Nepal-UN relations go back six decades. But today, because of UNMIN, this relationship is at a difficult juncture. Either directly or indirectly, UNMIN has repeatedly taken a stance in favour of the UCPN (Maoist), and even the reports it has been sending to the Security Council have been pro-Maoist. Their bias has influenced the global perception of the Nepali peace process.
UNMIN's main job was to facilitate the elections and peace process and monitor the combatants in the cantonments. But it couldn't control the irregularities and the use of force in the polls. Last week, UNMIN transgressed its authority by bringing out a 60-week schedule for combatant management.
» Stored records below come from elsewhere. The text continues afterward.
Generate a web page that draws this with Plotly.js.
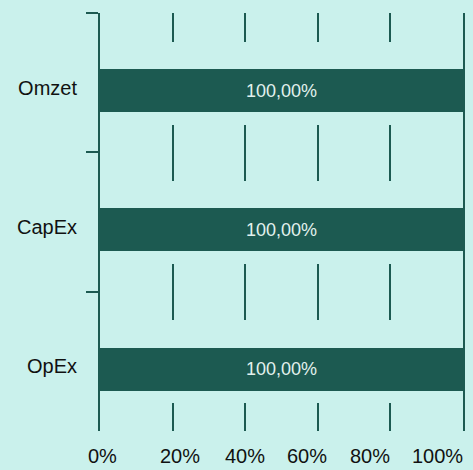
<!DOCTYPE html>
<html>
<head>
<meta charset="utf-8">
<script src="https://cdn.plot.ly/plotly-3.0.1.min.js"></script>
<style>html,body{margin:0;padding:0;background:#caf1ec;}#chart{width:473px;height:470px;}</style>
</head>
<body>
<div id="chart"></div>
<script>
var categories = ['Omzet', 'CapEx', 'OpEx'];
var shares = [1.0, 1.0, 1.0];
var gridTicks = [0, 0.2, 0.4, 0.6, 0.8, 1.0];
var tickLabels = ['0%', '20%', '40%', '60%', '80%', '100%'];
var labelSpots = [0.008, 0.22, 0.399, 0.57, 0.744, 0.931];

var dark = '#1c5a51';
var bg = '#caf1ec';
var font = 'Liberation Sans, Arial, sans-serif';

var barText = shares.map(function (v) {
  return (v * 100).toFixed(2).replace('.', ',') + '%';
});

var trace = {
  type: 'bar',
  orientation: 'h',
  y: categories,
  x: shares,
  width: 0.309,
  offset: -0.098,
  marker: { color: dark, line: { width: 0 } },
  text: barText,
  textposition: 'inside',
  insidetextanchor: 'middle',
  textangle: 0,
  insidetextfont: { family: font, size: 18, color: '#e2f1ed' },
  hoverinfo: 'skip',
  showlegend: false
};

var annotations = tickLabels.map(function (t, i) {
  return {
    text: t,
    x: labelSpots[i],
    xref: 'x',
    y: -0.059,
    yref: 'paper',
    xanchor: 'center',
    yanchor: 'middle',
    showarrow: false,
    font: { family: font, size: 20, color: '#111111' }
  };
});

var layout = {
  width: 473,
  height: 470,
  margin: { l: 100, r: 10, t: 13, b: 39, pad: 0 },
  paper_bgcolor: bg,
  plot_bgcolor: bg,
  font: { family: font, size: 20, color: '#111111' },
  showlegend: false,
  bargap: 0,
  annotations: annotations,
  xaxis: {
    range: [0, 1],
    tickvals: gridTicks,
    showticklabels: false,
    ticks: '',
    showgrid: true,
    gridcolor: dark,
    gridwidth: 2,
    griddash: '29px,83px,56px,83px,56px,83px,29px',
    zeroline: false,
    showline: false,
    fixedrange: true
  },
  yaxis: {
    type: 'category',
    categoryorder: 'array',
    categoryarray: categories,
    autorange: 'reversed',
    tickson: 'boundaries',
    ticks: 'outside',
    ticklen: 12,
    tickwidth: 2,
    tickcolor: dark,
    showline: true,
    linecolor: dark,
    linewidth: 2,
    mirror: true,
    showgrid: false,
    zeroline: false,
    ticklabelshift: -5,
    ticklabelstandoff: 17,
    tickfont: { family: font, size: 20, color: '#111111' },
    fixedrange: true
  }
};

Plotly.newPlot('chart', [trace], layout, { displayModeBar: false, staticPlot: true });
</script>
</body>
</html>
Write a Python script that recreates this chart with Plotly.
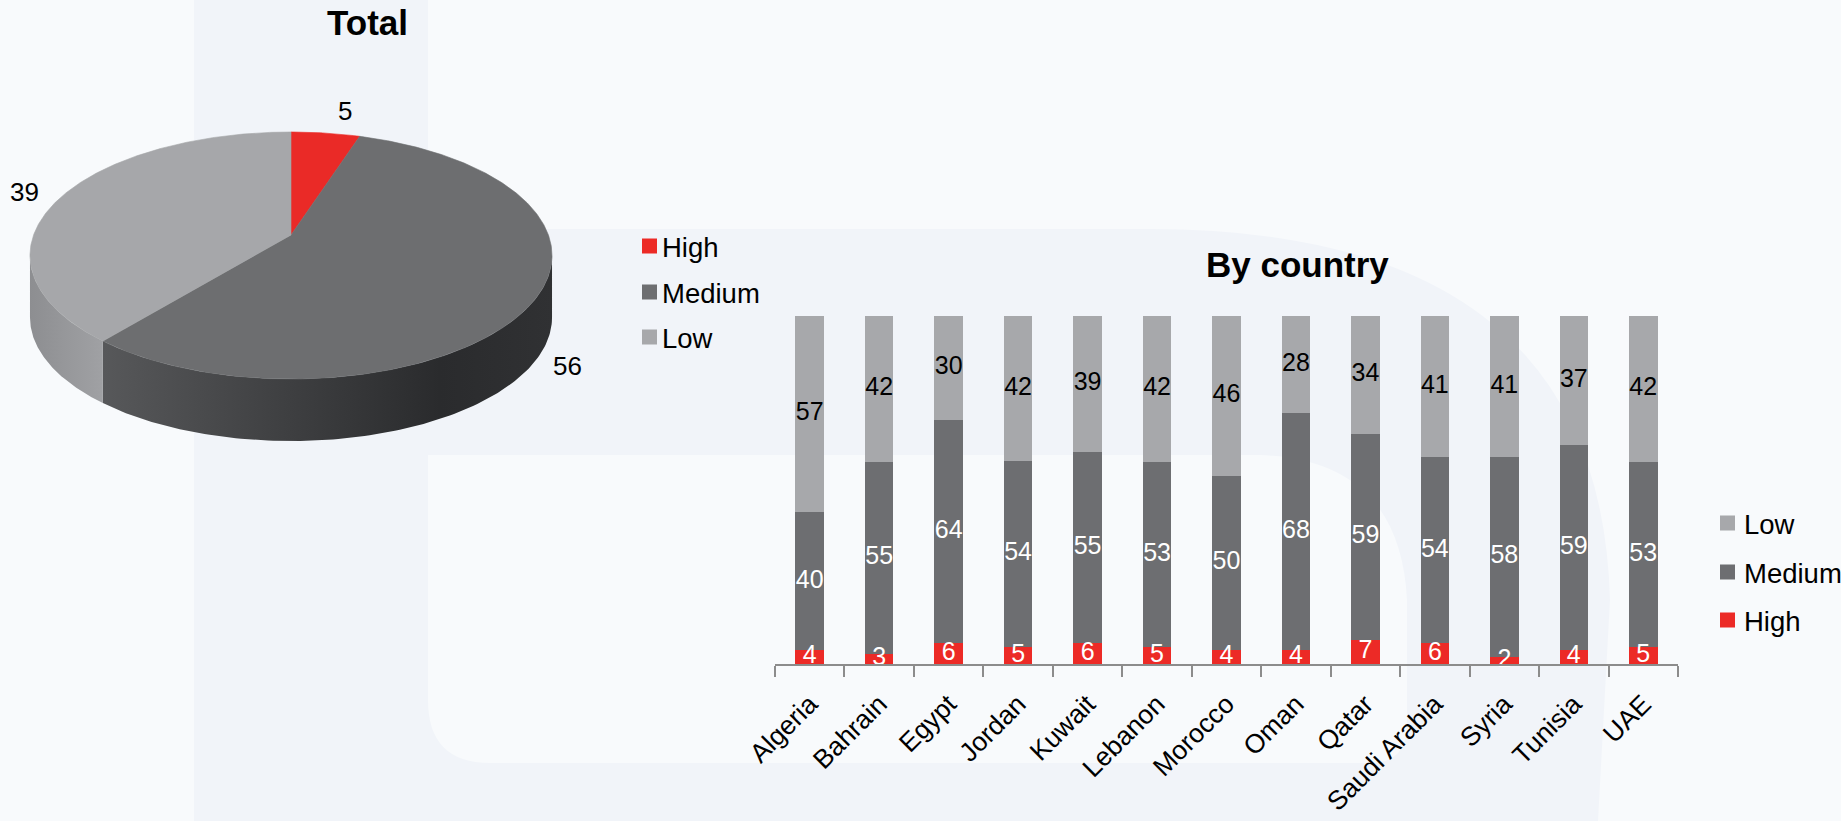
import numpy as np
import plotly.graph_objects as go

W, H = 1841, 821
FONT = "Liberation Sans, Arial, sans-serif"

# ---- data -------------------------------------------------------------
levels = ["High", "Medium", "Low"]
total_values = [5, 56, 39]

countries = ["Algeria", "Bahrain", "Egypt", "Jordan", "Kuwait", "Lebanon", "Morocco",
             "Oman", "Qatar", "Saudi Arabia", "Syria", "Tunisia", "UAE"]
high = [4, 3, 6, 5, 6, 5, 4, 4, 7, 6, 2, 4, 5]
medium = [40, 55, 64, 54, 55, 53, 50, 68, 59, 54, 58, 59, 53]
low = [57, 42, 30, 42, 39, 42, 46, 28, 34, 41, 41, 37, 42]

# ---- styling ----------------------------------------------------------
top_colors = {"High": "#ea2a27", "Medium": "#6d6e70", "Low": "#a6a7aa"}
side_scales = {
    "High": [[0, "#a81c1a"], [1, "#c42320"]],
    "Medium": [[0, "#57585a"], [0.75, "#2a2b2d"], [1, "#303133"]],
    "Low": [[0, "#8d8e91"], [1, "#a0a1a4"]],
}
bar_colors = {"High": "#ec2a26", "Medium": "#6d6e71", "Low": "#a7a8ab"}
label_colors = {"High": "white", "Medium": "white", "Low": "black"}

# pie label anchor points (pixel space) and pie geometry
pie_label_pos = [(345, 111), (567, 366), (24, 192)]
CX, PY0, R = 291.0, 235.0, 257.4      # centre x, projected centre y, radius
PA, PC = -81.1, 0.166                 # perspective terms
DEPTH = 62.0

BG = "#f8fafc"
BG_DARK = "#f1f4f9"


def project(theta_deg):
    """Project a rim point (clockwise from 12 o'clock) of the tilted disc."""
    t = np.radians(theta_deg)
    X, v = np.sin(t), np.cos(t)
    den = 1 + PC * v
    return CX + R * X / den, (PA * v + PY0) / den


fig = go.Figure()

# ---- 3-D pie (drawn on a pixel-space overlay axis) ---------------------
vals = np.array(total_values, dtype=float)
edges = np.concatenate([[0.0], np.cumsum(vals) / vals.sum() * 360.0])
vis_lo = 90 + np.degrees(np.arcsin(PC))
vis_hi = 270 - np.degrees(np.arcsin(PC))

# side walls first
for name, a1, a2 in zip(levels, edges[:-1], edges[1:]):
    s1, s2 = max(a1, vis_lo), min(a2, vis_hi)
    if s2 <= s1:
        continue
    th = np.linspace(s1, s2, 120)
    x, y = project(th)
    xs = np.concatenate([x, x[::-1]])
    ys = np.concatenate([y, (y + DEPTH)[::-1]])
    fig.add_trace(go.Scatter(
        x=xs, y=ys, mode="lines", fill="toself",
        line=dict(width=0), fillcolor=top_colors[name],
        fillgradient=dict(type="horizontal", colorscale=side_scales[name]),
        xaxis="x2", yaxis="y2", hoverinfo="skip", showlegend=False))

# top faces
for name, a1, a2 in zip(levels, edges[:-1], edges[1:]):
    th = np.linspace(a1, a2, max(int(a2 - a1) * 2, 8))
    x, y = project(th)
    xs = np.concatenate([[CX], x, [CX]])
    ys = np.concatenate([[PY0], y, [PY0]])
    fig.add_trace(go.Scatter(
        x=xs, y=ys, mode="lines", fill="toself",
        line=dict(width=0.6, color=top_colors[name]), fillcolor=top_colors[name],
        xaxis="x2", yaxis="y2", hoverinfo="skip", showlegend=False))

# ---- 100% stacked columns ---------------------------------------------
stack = np.array([high, medium, low], dtype=float)
shares = stack / stack.sum(axis=0) * 100.0
bases = np.vstack([np.zeros(len(countries)), np.cumsum(shares, axis=0)[:-1]])

for name, series in zip(levels, [high, medium, low]):
    fig.add_trace(go.Bar(
        x=countries, y=series, name=name,
        marker=dict(color=bar_colors[name], line=dict(width=0)),
        hoverinfo="skip", showlegend=False))

# segment value labels, centred in each normalised segment and kept on top
for i, (name, series) in enumerate(zip(levels, [high, medium, low])):
    fig.add_trace(go.Scatter(
        x=countries, y=bases[i] + shares[i] / 2.0, mode="text",
        text=[str(v) for v in series], textposition="middle center",
        textfont=dict(family=FONT, size=25, color=label_colors[name]),
        cliponaxis=False, hoverinfo="skip", showlegend=False))

annotations = []
shapes = []

# pie value labels
for v, (lx, ly) in zip(total_values, pie_label_pos):
    annotations.append(dict(x=lx, y=ly, xref="x2", yref="y2", text=str(v),
                            showarrow=False, font=dict(family=FONT, size=26, color="black"),
                            xanchor="center", yanchor="middle"))

# titles
annotations.append(dict(x=367, y=22, xref="x2", yref="y2", text="<b>Total</b>",
                        showarrow=False, font=dict(family=FONT, size=35, color="black")))
annotations.append(dict(x=1297, y=264, xref="x2", yref="y2", text="<b>By country</b>",
                        showarrow=False, font=dict(family=FONT, size=35, color="black")))


def legend_block(names, sq_x, text_x, ys):
    for n, yy in zip(names, ys):
        shapes.append(dict(type="rect", xref="x2", yref="y2", x0=sq_x, x1=sq_x + 15,
                           y0=yy - 7.5, y1=yy + 7.5, fillcolor=bar_colors[n],
                           line=dict(width=0), layer="above"))
        annotations.append(dict(x=text_x, y=yy + 1, xref="x2", yref="y2", text=n,
                                showarrow=False, xanchor="left", yanchor="middle",
                                font=dict(family=FONT, size=27.5, color="black")))


legend_block(levels, 642, 660, [246, 292, 337])
legend_block(levels[::-1], 1720, 1742, [523, 572, 620])


# faint watermark shapes in the background
def px_path(cmds):
    out = []
    for c in cmds:
        if isinstance(c, str):
            out.append(c)
        else:
            out.append(f"{c[0] / W:.5f},{1 - c[1] / H:.5f}")
    return " ".join(out)


shapes.append(dict(type="rect", xref="paper", yref="paper", x0=194 / W, x1=428 / W,
                   y0=0, y1=1, fillcolor=BG_DARK, line=dict(width=0), layer="below"))
shapes.append(dict(type="path", xref="paper", yref="paper", layer="below",
                   fillcolor=BG_DARK, line=dict(width=0),
                   path=px_path(["M", (428, 229), "L", (1150, 229), "Q", (1600, 229), (1610, 600),
                                 "L", (1598, 821), "L", (428, 821), "Z"])))
shapes.append(dict(type="path", xref="paper", yref="paper", layer="below",
                   fillcolor=BG, line=dict(width=0),
                   path=px_path(["M", (428, 455), "L", (1260, 455), "Q", (1400, 460), (1407, 600),
                                 "L", (1407, 725), "Q", (1407, 763), (1370, 763),
                                 "L", (490, 763), "Q", (428, 763), (428, 700), "Z"])))

fig.update_layout(
    width=W, height=H,
    margin=dict(l=0, r=0, t=0, b=0, pad=0, autoexpand=False),
    paper_bgcolor=BG, plot_bgcolor="rgba(0,0,0,0)",
    barmode="stack", barnorm="percent", bargap=0.59,
    font=dict(family=FONT, color="black"),
    xaxis=dict(domain=[775 / W, 1678 / W], type="category", range=[-0.5, 12.5],
               tickson="boundaries", ticks="outside", ticklen=11, tickwidth=2,
               tickcolor="#8c8c8c", showline=True, linecolor="#8c8c8c", linewidth=2,
               tickangle=-45, tickfont=dict(family=FONT, size=26.5, color="black"),
               ticklabelstandoff=12, automargin=False,
               showgrid=False, zeroline=False, anchor="y", fixedrange=True),
    yaxis=dict(domain=[1 - 664 / H, 1 - 316 / H], range=[0, 100], visible=False,
               automargin=False, showgrid=False, zeroline=False, anchor="x", fixedrange=True),
    xaxis2=dict(domain=[0, 1], range=[0, W], visible=False, anchor="y2",
                automargin=False, fixedrange=True),
    yaxis2=dict(domain=[0, 1], range=[H, 0], visible=False, anchor="x2",
                automargin=False, fixedrange=True),
    annotations=annotations,
    shapes=shapes,
    showlegend=False,
)

fig.write_html("out.html")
Whenever something bad happens, UNMIN redeems itself by misinterpreting its mandate or saying it has no authority. But the same UNMIN that didn't feel accountable when Ram Hari Shrestha was tortured in Shaktikhor camp was eager to defend the gun-toting combatants in Kapilbastu.
UNMIN, which responds with passion whenever the Maoists are accused of something, is always restrained when the Nepal Army faces accusations. It seems all the UNMIN leadership wants is to publicise its success story by signing on a mediocre document in Nepal.
Nepali politicians invited UNMIN so it could monitor the peace process according to international standards, but the standards UNMIN has adhered to are incapable of bringing lasting peace. A piece of advice to UNMIN - work according to your mandate for the two remaining months of your term, and respect the stances and ideas of other parties as well.